Et, bien il me semble qu'il serait aujourd'hui assez facile de créer un site communautaire autour de ces lecteurs, du type "ning" (désolé, c'est le seul que je connaisse) sans trop d'argent...

Avec

- Des membres bien sur et une jolie carte google maps qui permette de situer les exploitations des membres : la curiosité (tiens, c'est qui lui, mon voisin ?) est un bon moteur.

- Des info-pratiques hyper-locales et professionnelles : horaires d'ouverture de la chambre d'agriculture, horaires de passage du technicien d'élevage... Du pratique, du service..

- un fil RSS avec quelques infos généralistes du journal papier... et pourquoi pas la Une en avant première.

- Des forums de débats (même si je ne suis pas sur que cela soit le plus important pour des agriculteurs, où les débats internes existent déjà sur d'autres lieux)

- des photos et des archives à valoriser. Nous avions, je me souviens, une énorme photothèque sur des événements agricoles du département (manifs, salons...) A chaque publication papier, le défi était d'en caser le plus possible sur une double page... En mettant en ligne cette photothèque, le problème de place est réglé, avec la possibilité de faire des diaporamas très facilement (du style, "50 ans d'histoire au comice de Feurs).

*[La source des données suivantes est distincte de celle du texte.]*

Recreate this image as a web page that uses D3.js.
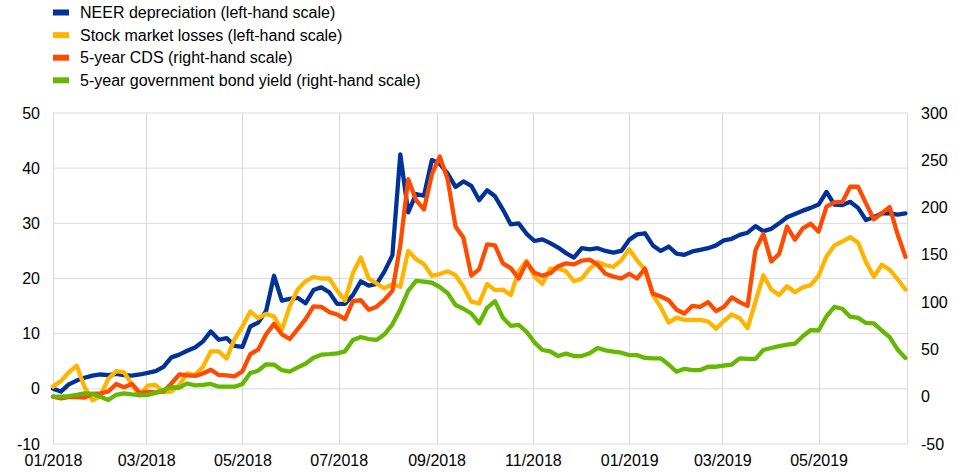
<!DOCTYPE html>
<html>
<head>
<meta charset="utf-8">
<script src="https://cdn.jsdelivr.net/npm/d3@7"></script>
<style>
  body { margin: 0; background: #fff; }
  svg text { font-family: "Liberation Sans", Arial, sans-serif; fill: #000; }
</style>
</head>
<body>
<div id="chart"></div>
<script>
// Dimensions
const width = 957;
const height = 472;
const margin = {top: 113, right: 50, bottom: 28, left: 53};

// Observations every 5 calendar days starting 1 Jan 2018
const START = new Date(2018, 0, 1);
const END = new Date(2018, 0, 1 + 541);
const STEP_DAYS = 5;

const seriesNames = [
    "NEER depreciation (left-hand scale)",
    "Stock market losses (left-hand scale)",
    "5-year CDS (right-hand scale)",
    "5-year government bond yield (right-hand scale)"
];
const seriesColours = ["#003299", "#ffb400", "#ff4b00", "#65b800"];

// Left-hand scale series
const neer = [
    0, -0.5, 0.8, 1.5, 2.0, 2.4, 2.6, 2.5, 2.7, 2.5,
    2.4, 2.6, 2.9, 3.2, 4.0, 5.7, 6.2, 6.9, 7.5, 8.6,
    10.4, 8.9, 9.2, 7.8, 7.6, 11.3, 12.0, 14.1, 20.5, 16.0,
    16.3, 16.5, 15.5, 17.9, 18.4, 17.5, 15.4, 15.4, 17.0, 19.5,
    18.7, 19.0, 21.3, 24.2, 42.5, 32.0, 35.3, 35.0, 41.5, 40.8,
    39.0, 36.6, 37.6, 36.8, 34.2, 36.0, 34.9, 32.5, 29.8, 30.0,
    28.1, 26.8, 27.1, 26.4, 25.6, 24.6, 23.8, 25.5, 25.3, 25.5,
    25.0, 24.7, 25.0, 27.0, 28.0, 28.2, 26.0, 25.0, 25.8, 24.5,
    24.3, 24.9, 25.2, 25.5, 26.0, 26.9, 27.2, 27.9, 28.3, 29.5,
    28.6, 29.0, 30.0, 31.1, 31.7, 32.3, 32.8, 33.4, 35.7, 33.4,
    33.3, 33.9, 32.8, 30.6, 31.1, 31.8, 31.8, 31.6, 31.8
];
const stocks = [
    0.4, 1.4, 3.0, 4.2, 0.3, -2.1, -1.3, 1.8, 3.2, 3.0,
    0.8, -1.2, 0.6, 0.7, -0.6, -0.5, 0.7, 2.8, 2.5, 4.0,
    6.8, 6.8, 5.5, 9.0, 11.3, 14.0, 12.8, 13.6, 13.1, 10.7,
    15.0, 18.0, 19.5, 20.3, 20.0, 20.0, 17.8, 16.0, 21.0, 23.8,
    20.0, 19.1, 18.2, 19.0, 18.5, 25.0, 23.5, 22.6, 20.5, 20.8,
    21.3, 20.6, 18.5, 15.8, 15.5, 19.0, 17.9, 18.0, 17.0, 21.3,
    23.2, 20.3, 19.0, 21.8, 21.8, 21.3, 19.5, 20.0, 21.8, 23.0,
    22.4, 22.1, 23.3, 25.3, 23.3, 21.6, 17.0, 14.8, 12.0, 12.9,
    12.5, 12.5, 12.5, 12.2, 10.9, 12.3, 13.5, 12.8, 11.0, 15.8,
    20.6, 18.0, 17.0, 18.6, 17.5, 18.4, 18.8, 20.5, 24.0, 26.0,
    26.7, 27.5, 26.5, 23.0, 20.3, 22.5, 21.6, 19.9, 18.0
];

// Right-hand scale series
const cds = [
    0, -1.8, -0.5, -0.5, -1.0, 3.0, 3.6, 5.5, 13.5, 10.0,
    13.5, 4.0, 5.0, 4.5, 5.5, 14.0, 23.5, 22.5, 22.0, 24.5,
    28.5, 23.0, 22.5, 21.5, 27.0, 45.0, 50.0, 66.0, 77.0, 66.0,
    61.0, 71.5, 82.0, 95.5, 95.0, 89.5, 87.0, 82.0, 101.0, 102.0,
    92.0, 95.2, 102.5, 112.0, 160.0, 230.0, 208.0, 198.0, 235.0, 254.0,
    230.0, 180.0, 168.0, 128.0, 135.0, 161.0, 160.0, 141.0, 136.0, 125.0,
    142.0, 131.0, 128.0, 130.5, 138.0, 141.0, 140.0, 144.0, 145.0, 139.5,
    130.0, 127.0, 125.0, 130.0, 125.0, 135.5, 109.0, 106.0, 102.0, 92.0,
    88.0, 96.0, 95.0, 100.0, 90.5, 95.0, 105.0, 100.0, 96.0, 155.0,
    172.0, 143.0, 151.0, 180.0, 166.0, 178.0, 183.0, 174.5, 200.9, 205.5,
    206.0, 222.0, 222.0, 204.5, 187.5, 194.0, 200.5, 172.0, 148.0
];
const bonds = [
    0, 0, 0.5, 2.0, 3.6, 3.0, 0, -3.5, 2.0, 3.6,
    2.5, 1.8, 2.0, 4.0, 7.1, 10.0, 9.5, 14.0, 12.0, 12.5,
    13.5, 10.6, 10.6, 10.6, 13.5, 25.0, 27.5, 34.3, 34.0, 28.0,
    26.5, 31.0, 34.8, 41.2, 44.5, 45.0, 45.9, 48.0, 60.0, 63.0,
    61.0, 60.0, 66.0, 76.5, 92.5, 112.0, 122.5, 121.6, 120.5, 116.0,
    109.5, 97.0, 93.0, 88.0, 77.6, 94.0, 101.0, 83.5, 75.0, 76.0,
    68.7, 57.5, 49.4, 48.0, 43.0, 45.5, 43.0, 43.0, 45.9, 51.5,
    49.0, 47.6, 46.5, 44.0, 44.0, 41.0, 40.6, 40.5, 34.0, 26.4,
    29.5, 28.2, 28.2, 31.7, 31.7, 33.0, 34.0, 40.6, 40.0, 40.0,
    49.4, 51.5, 53.5, 55.0, 56.0, 64.0, 70.5, 70.0, 85.0, 95.0,
    93.0, 84.6, 83.3, 78.0, 77.6, 70.0, 63.0, 50.0, 41.0
];

const leftTicks = [-10, 0, 10, 20, 30, 40, 50];
const rightTicks = [-50, 0, 50, 100, 150, 200, 250, 300];

const dates = d3.range(neer.length).map(i => d3.timeDay.offset(START, i * STEP_DAYS));

// Scales
const x = d3.scaleTime()
    .domain([START, END])
    .range([margin.left, width - margin.right]);

const yLeft = d3.scaleLinear()
    .domain([-10, 50])
    .range([height - margin.bottom, margin.top]);

const yRight = d3.scaleLinear()
    .domain([-50, 300])
    .range([height - margin.bottom, margin.top]);

const svg = d3.select("#chart").append("svg")
    .attr("width", width)
    .attr("height", height);

// Horizontal gridlines (left-hand scale)
svg.append("g")
    .selectAll("line")
    .data(leftTicks)
    .join("line")
    .attr("x1", margin.left)
    .attr("x2", width - margin.right)
    .attr("y1", d => yLeft(d))
    .attr("y2", d => yLeft(d))
    .attr("stroke", "#d9d9d9")
    .attr("stroke-width", 1);

// Vertical gridlines every two months + right border
const monthTicks = d3.timeMonth.every(2).range(START, END);
svg.append("g")
    .selectAll("line")
    .data(monthTicks.concat([END]))
    .join("line")
    .attr("x1", d => Math.round(x(d)) + 0.5)
    .attr("x2", d => Math.round(x(d)) + 0.5)
    .attr("y1", margin.top)
    .attr("y2", height - margin.bottom)
    .attr("stroke", "#d9d9d9")
    .attr("stroke-width", 1);

// Axes (plain hyphen for negative numbers, as in the original)
const plain = d => String(d);

const xAxis = d3.axisBottom(x)
    .tickValues(monthTicks)
    .tickFormat(d3.timeFormat("%m/%Y"))
    .tickSize(0)
    .tickPadding(11);

svg.append("g")
    .attr("transform", `translate(0,${height - margin.bottom})`)
    .call(xAxis)
    .call(g => g.select(".domain").remove())
    .selectAll("text")
    .style("font-size", "16px");

svg.append("g")
    .attr("transform", `translate(${margin.left},0)`)
    .call(d3.axisLeft(yLeft).tickValues(leftTicks).tickFormat(plain).tickSize(0).tickPadding(13))
    .call(g => g.select(".domain").remove())
    .selectAll("text")
    .style("font-size", "16px");

svg.append("g")
    .attr("transform", `translate(${width - margin.right},0)`)
    .call(d3.axisRight(yRight).tickValues(rightTicks).tickFormat(plain).tickSize(0).tickPadding(14))
    .call(g => g.select(".domain").remove())
    .selectAll("text")
    .style("font-size", "16px");

// Lines
const series = [
    {values: neer, scale: yLeft},
    {values: stocks, scale: yLeft},
    {values: cds, scale: yRight},
    {values: bonds, scale: yRight}
];

series.forEach((s, k) => {
    const line = d3.line()
        .x((d, i) => x(dates[i]))
        .y(d => s.scale(d));
    svg.append("path")
        .datum(s.values)
        .attr("fill", "none")
        .attr("stroke", seriesColours[k])
        .attr("stroke-width", 4.3)
        .attr("stroke-linejoin", "round")
        .attr("stroke-linecap", "round")
        .attr("d", line);
});

// Legend
const legend = svg.append("g")
    .selectAll("g")
    .data(seriesNames)
    .join("g")
    .attr("transform", (d, i) => `translate(53,${12.5 + i * 22.6})`);

legend.append("rect")
    .attr("x", 0)
    .attr("y", -3)
    .attr("width", 16)
    .attr("height", 6)
    .attr("fill", (d, i) => seriesColours[i]);

legend.append("text")
    .attr("x", 27)
    .attr("y", 0)
    .attr("dy", "0.35em")
    .style("font-size", "16px")
    .text(d => d);
</script>
</body>
</html>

Autre "trésor" qui croupissait... En 6 ans, à raison d'un reportage par semaine, nous avions fait un reportage (photo + texte) sur tous les villages du département... C'est à mon avis le type même de contenu qui ne demande qu'à être valoriser sur le net...

- sans parler des possibilités de sondages au sein des lecteurs, la publicité, l'image du journal,...

Bref... juste pour dire qu'à mon avis, ca ne m'étonnerait pas que la presse professionnelle soit celle qui tire le mieux son épingle du jeu sur le net... et "décoincer" les vieux médias.

Marshka a dit…

très bonne synthèse, vraiment... perso, le cas de Mediapart me semble assez illustrateur du décalage existant entre journalistes oldschool et webjournalisme. JE trouve Plenel TRES optimiste, et quelque part j'ai l'impression qu'il tente d'appliquer les recettes du journalisme tradi à du journalisme web. pas sur que la greffe prenne.